DETROIT -- What do the words "safety," "chaotic" and "problem" have in common?
They’re all on General Motors’ list of banned words for employees who were documenting potential safety issues.
The revelation of the 68-word list is one of the odder twists in GM’s ongoing recall of 2.6 million older-model small cars for defective ignition switches.
On Friday, the U.S.government slapped GM with a $35 million fine for failing to report the deadly defect for more than a decade. The government also released a 2008 GM training document that includes the list and warns employees to stick to the facts and not use language that could hurt the company down the road.
The word "defect," for example, "can be regarded as a legal admission" and should be avoided, the company document says.
Adjectives like "bad," "terrifying," "dangerous," "horrific" and "evil" are on the list. So are unflattering terms like "deathtrap," "widow-maker" and "Hindenburg." Even seemingly benign words like "always" and "never" made it on the list.
From there, it veers into the extraordinary. "Kevorkianesque" -- as in the late assisted-suicide activist Jack Kevorkian -- and "Corvair-like" -- a reference to the GM car once called "unsafe at any speed" by Ralph Nader -- are on it; so is "apocalyptic," "grisly" and "rolling sarcophagus." Phrases like "unbelievable engineering screw-up" and "potentially disfiguring" were also discouraged.

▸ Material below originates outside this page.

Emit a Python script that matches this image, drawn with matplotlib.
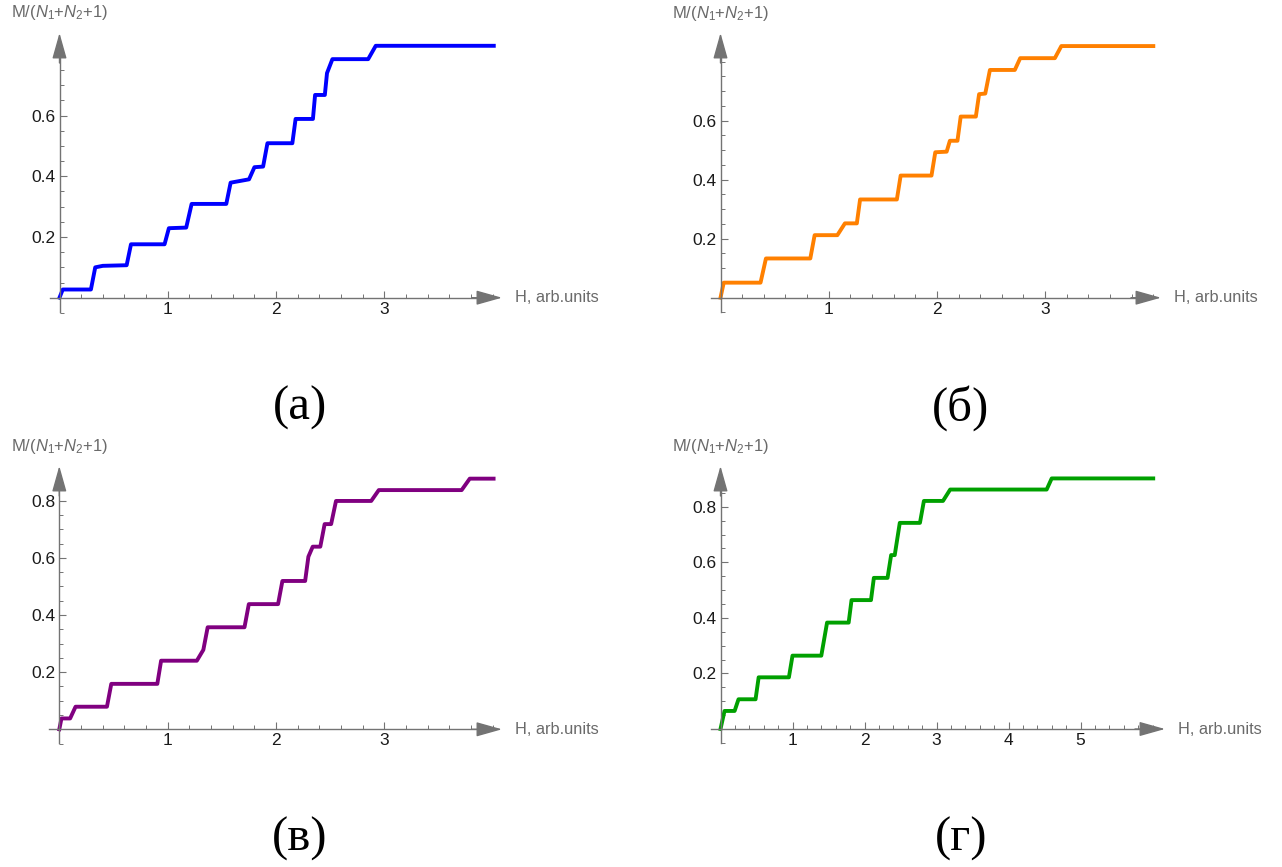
import matplotlib
matplotlib.use('Agg')
import matplotlib.pyplot as plt
import numpy as np

plt.rcParams['font.family'] = ['Liberation Sans', 'DejaVu Sans']
plt.rcParams['mathtext.fontset'] = 'custom'
plt.rcParams['mathtext.rm'] = 'Liberation Sans'
plt.rcParams['mathtext.it'] = 'Liberation Sans:italic'

# curve vertices: field H and M/(N1+N2+1)
h_a = [0, 0.03, 0.29, 0.33, 0.40, 0.62, 0.66, 0.97, 1.01, 1.17, 1.22, 1.54, 1.58, 1.75, 1.80,
       1.88, 1.92, 2.15, 2.18, 2.34, 2.36, 2.45, 2.47, 2.52, 2.85, 2.92, 4.01]
m_a = [0, 0.027, 0.027, 0.100, 0.105, 0.107, 0.176, 0.176, 0.229, 0.231, 0.309, 0.309, 0.379, 0.390, 0.430,
       0.432, 0.509, 0.509, 0.589, 0.589, 0.668, 0.668, 0.740, 0.786, 0.786, 0.830, 0.830]

h_b = [0, 0.03, 0.37, 0.42, 0.83, 0.87, 1.08, 1.15, 1.26, 1.29, 1.63, 1.665, 1.95, 1.985, 2.09,
       2.12, 2.19, 2.22, 2.36, 2.39, 2.447, 2.49, 2.72, 2.77, 3.09, 3.15, 4.0]
m_b = [0, 0.051, 0.051, 0.133, 0.133, 0.212, 0.212, 0.252, 0.252, 0.333, 0.333, 0.414, 0.414, 0.493, 0.495,
       0.532, 0.532, 0.614, 0.614, 0.690, 0.692, 0.772, 0.772, 0.812, 0.812, 0.853, 0.853]

h_c = [0, 0.02, 0.10, 0.15, 0.44, 0.48, 0.905, 0.94, 1.27, 1.33, 1.37, 1.71, 1.75, 2.02, 2.06,
       2.27, 2.30, 2.34, 2.41, 2.45, 2.51, 2.555, 2.88, 2.95, 3.715, 3.79, 4.01]
m_c = [0, 0.038, 0.038, 0.079, 0.079, 0.159, 0.159, 0.240, 0.240, 0.278, 0.357, 0.357, 0.438, 0.438, 0.519,
       0.519, 0.604, 0.639, 0.639, 0.718, 0.718, 0.799, 0.799, 0.837, 0.837, 0.877, 0.877]

h_d = [0, 0.056, 0.196, 0.25, 0.487, 0.53, 0.95, 1.0, 1.40, 1.48, 1.78, 1.82, 2.09, 2.13, 2.32,
       2.37, 2.42, 2.49, 2.77, 2.825, 3.09, 3.19, 4.53, 4.60, 6.01]
m_d = [0, 0.065, 0.065, 0.107, 0.107, 0.186, 0.186, 0.264, 0.264, 0.383, 0.383, 0.464, 0.464, 0.544, 0.544,
       0.626, 0.626, 0.742, 0.742, 0.821, 0.821, 0.862, 0.862, 0.902, 0.902]

xticks_ab = [1, 2, 3]
xticks_d = [1, 2, 3, 4, 5]
yticks_ab = [0.2, 0.4, 0.6]
yticks_cd = [0.2, 0.4, 0.6, 0.8]
captions = ['(а)', '(б)', '(в)', '(г)']
ylabel = r'M/($N_1$+$N_2$+1)'
xlabel = 'H, arb.units'

W, H = 1282, 867
AXC = '#737373'
LABC = '#6a6a6a'

fig = plt.figure(figsize=(W / 100, H / 100), dpi=100)


def panel(h, m, color, ox, oy, sx, sy, xtip, ytip, xmaj, xmin_top, ymaj, ymin_top, cap, capx, capy):
    # ox, oy: origin in pixels; sx, sy: pixels per unit
    xt = (xtip - ox) / sx
    yt = (oy - ytip) / sy
    x0, x1 = -0.2, xt + 0.05
    y0, y1 = -0.08, yt + 0.03
    ax = fig.add_axes([(ox + x0 * sx) / W, (H - oy + y0 * sy) / H,
                       (x1 - x0) * sx / W, (y1 - y0) * sy / H])
    ax.set_xlim(x0, x1)
    ax.set_ylim(y0, y1)
    ax.patch.set_alpha(0)
    for s in ['top', 'right']:
        ax.spines[s].set_visible(False)
    ax.spines['left'].set_position(('data', 0))
    ax.spines['bottom'].set_position(('data', 0))
    ax.spines['bottom'].set_bounds(-10 / sx, xt - 10 / sx)
    ax.spines['left'].set_bounds(-14 / sy, yt - 10 / sy)
    for s in ['left', 'bottom']:
        ax.spines[s].set_color(AXC)
        ax.spines[s].set_linewidth(1.0)

    astyle = '-|>,head_length=1.6,head_width=0.45'
    ax.annotate('', xy=(xt, 0), xytext=(xt - 30 / sx, 0), annotation_clip=False,
                arrowprops=dict(arrowstyle=astyle, color=AXC, lw=1, mutation_scale=10,
                                shrinkA=0, shrinkB=0))
    ax.annotate('', xy=(0, yt), xytext=(0, yt - 30 / sy), annotation_clip=False,
                arrowprops=dict(arrowstyle=astyle, color=AXC, lw=1, mutation_scale=10,
                                shrinkA=0, shrinkB=0))

    ax.set_xticks(xmaj)
    ax.set_xticklabels([str(v) for v in xmaj])
    ax.set_xticks([v for v in np.arange(0.2, xmin_top + 0.01, 0.2)], minor=True)
    ax.set_yticks(ymaj)
    ax.set_yticklabels([f'{v:.1f}' for v in ymaj])
    ax.set_yticks([v for v in np.arange(-0.05, ymin_top + 0.001, 0.05)], minor=True)
    ax.tick_params(which='major', direction='in', length=5, width=0.8, color=AXC,
                   labelsize=12.5, labelcolor='#1a1a1a')
    ax.tick_params(which='minor', direction='in', length=3, width=0.7, color=AXC)
    ax.tick_params(axis='x', which='major', pad=3)
    ax.tick_params(axis='y', which='major', pad=3)

    ax.plot(h, m, color=color, lw=2.8, clip_on=False, solid_joinstyle='round')

    ax.text(xt + 13 / sx, 0, xlabel, ha='left', va='center', fontsize=11.8, color=LABC, clip_on=False)
    ax.text(0, yt + 20 / sy, ylabel, ha='center', va='center', fontsize=12, color=LABC, clip_on=False)

    fig.text(capx / W, 1 - capy / H, cap, ha='center', va='center', fontsize=35,
             family=['Liberation Serif', 'DejaVu Serif'])
    return ax


panel(h_a, m_a, '#0000ff', 59.5, 297.7, 108.3, 303.5, 502, 33, xticks_ab, 4.0, yticks_ab, 0.8,
      captions[0], 300, 408)
panel(h_b, m_b, '#ff8000', 720.5, 297.7, 108.2, 295.0, 1161, 33, xticks_ab, 4.0, yticks_ab, 0.8,
      captions[1], 961, 408)
panel(h_c, m_c, '#800080', 59.3, 729.3, 108.3, 285.8, 502, 466, xticks_ab, 4.0, yticks_cd, 0.85,
      captions[2], 300, 839)
panel(h_d, m_d, '#00a000', 720.5, 729.0, 72.0, 277.8, 1165, 466, xticks_d, 6.0, yticks_cd, 0.85,
      captions[3], 961, 839)

fig.savefig('out.png', dpi=100)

GM said flowery language simply wasn’t helpful in getting to the root of a problem. Saying "This is a lawsuit waiting to happen," for example, isn’t as useful as saying, "Windshield wipers did not work properly." But it also warned that language could be misinterpreted later by someone outside the company. Employees were asked to think how they would feel if something they were writing was reported in a major newspaper.
David Friedman, the acting chief of the National Highway Traffic Safety Administration, said Friday that the materials were part of a larger problem at GM, where engineers were reluctant to send documents with words like "defect" up the chain of command.

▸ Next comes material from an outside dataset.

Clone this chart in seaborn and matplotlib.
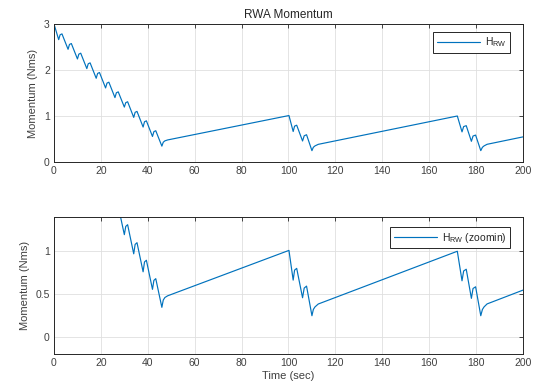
import matplotlib
matplotlib.use("Agg")
import matplotlib.pyplot as plt
import seaborn as sns
import pandas as pd

# ---- data ----
time_s = [0,
          2, 2.6, 3.4, 6, 6.6, 7.4, 10, 10.6, 11.4, 14, 14.6, 15.4,
          18, 18.6, 19.4, 22, 22.6, 23.4, 26, 26.6, 27.4, 30, 30.6, 31.4,
          34, 34.6, 35.4, 38, 38.6, 39.4, 42, 42.6, 43.4, 46, 46.6, 47.3, 48.5,
          100.2, 102, 102.6, 103.5, 106, 106.7, 107.7, 110, 110.6, 111.3, 112.7,
          172, 174, 174.7, 175.8, 178, 178.7, 179.8, 182, 182.7, 183.4, 184.7,
          200]
h_rw = [3.0,
        2.66, 2.765, 2.785, 2.45, 2.555, 2.575, 2.24, 2.345, 2.365, 2.03, 2.135, 2.155,
        1.82, 1.925, 1.945, 1.61, 1.715, 1.735, 1.40, 1.505, 1.525, 1.194, 1.29, 1.31,
        0.97, 1.08, 1.10, 0.76, 0.875, 0.895, 0.555, 0.66, 0.68, 0.345, 0.43, 0.46, 0.48,
        1.01, 0.663, 0.78, 0.80, 0.457, 0.57, 0.593, 0.247, 0.32, 0.35, 0.384,
        1.0, 0.655, 0.77, 0.79, 0.45, 0.565, 0.585, 0.247, 0.32, 0.35, 0.385,
        0.546]

x_ticks = [0, 20, 40, 60, 80, 100, 120, 140, 160, 180, 200]
top_yticks = [0, 1, 2, 3]
bot_yticks = [0, 0.5, 1]
bot_yticklabels = ["0", "0.5", "1"]

df = pd.DataFrame({"t": time_s, "h": h_rw})

sns.set_style("white")
plt.rcParams["font.family"] = ["Liberation Sans", "DejaVu Sans"]
plt.rcParams["mathtext.default"] = "regular"

TXT = "#262626"
LINE = "#0072BD"
GRID = "#dfdfdf"

fig = plt.figure(figsize=(5.33, 3.9), dpi=100)
ax1 = fig.add_axes([0.1013, 0.5846, 0.8799, 0.3539])
ax2 = fig.add_axes([0.1013, 0.0923, 0.8799, 0.3513])

sns.lineplot(data=df, x="t", y="h", ax=ax1, color=LINE, linewidth=0.85,
             estimator=None, label="H$_{RW}$")
sns.lineplot(data=df, x="t", y="h", ax=ax2, color=LINE, linewidth=0.85,
             estimator=None, label="H$_{RW}$ (zoomin)")

legend_anchor = {ax1: (0.972, 0.942), ax2: (0.972, 0.927)}

for ax in (ax1, ax2):
    ax.set_xlim(0, 200)
    ax.set_xticks(x_ticks)
    ax.grid(True, color=GRID, linewidth=0.6)
    ax.set_axisbelow(True)
    for s in ax.spines.values():
        s.set_color(TXT)
        s.set_linewidth(0.7)
    ax.tick_params(direction="in", length=3, width=0.6, colors=TXT,
                   labelsize=7.5, top=True, right=True, pad=3,
                   labelcolor="#404040")
    ax.set_ylabel("Momentum (Nms)", fontsize=8, color="#404040", labelpad=4)
    leg = ax.legend(loc="upper right", bbox_to_anchor=legend_anchor[ax],
                    fontsize=7.5, handlelength=4.2,
                    fancybox=False, framealpha=1, edgecolor=TXT,
                    borderpad=0.35, handletextpad=0.4, borderaxespad=0)
    leg.get_frame().set_linewidth(0.7)

ax1.set_ylim(0, 3)
ax1.set_yticks(top_yticks)
ax1.set_xlabel("")
ax1.set_title("RWA Momentum", fontsize=8.5, color=TXT, pad=4)

ax2.set_ylim(-0.2, 1.4)
ax2.set_yticks(bot_yticks)
ax2.set_yticklabels(bot_yticklabels)
ax2.set_xlabel("Time (sec)", fontsize=8, color="#404040", labelpad=2)

fig.savefig("out.png", dpi=100)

"The fact that GM took so long to report this defect says there was something very wrong with the company’s values," he said.
GM said Friday that employees are now encouraged to discuss safety issues.
"We encourage employees to be factual in their statements and will continue to work with NHTSA to improve our safety processes," the company said in a statement.
But Clarence Ditlow, executive director of the nonprofit Center for Auto Safety, said what GM did isn’t unusual. Automakers are required by federal law to report safety defects to the government within five days of discovering them, so they’re careful not to use language that will trigger that law.
"The D-word -- ‘defect’ -- is banned in any auto company. GM just confirms it," Ditlow said.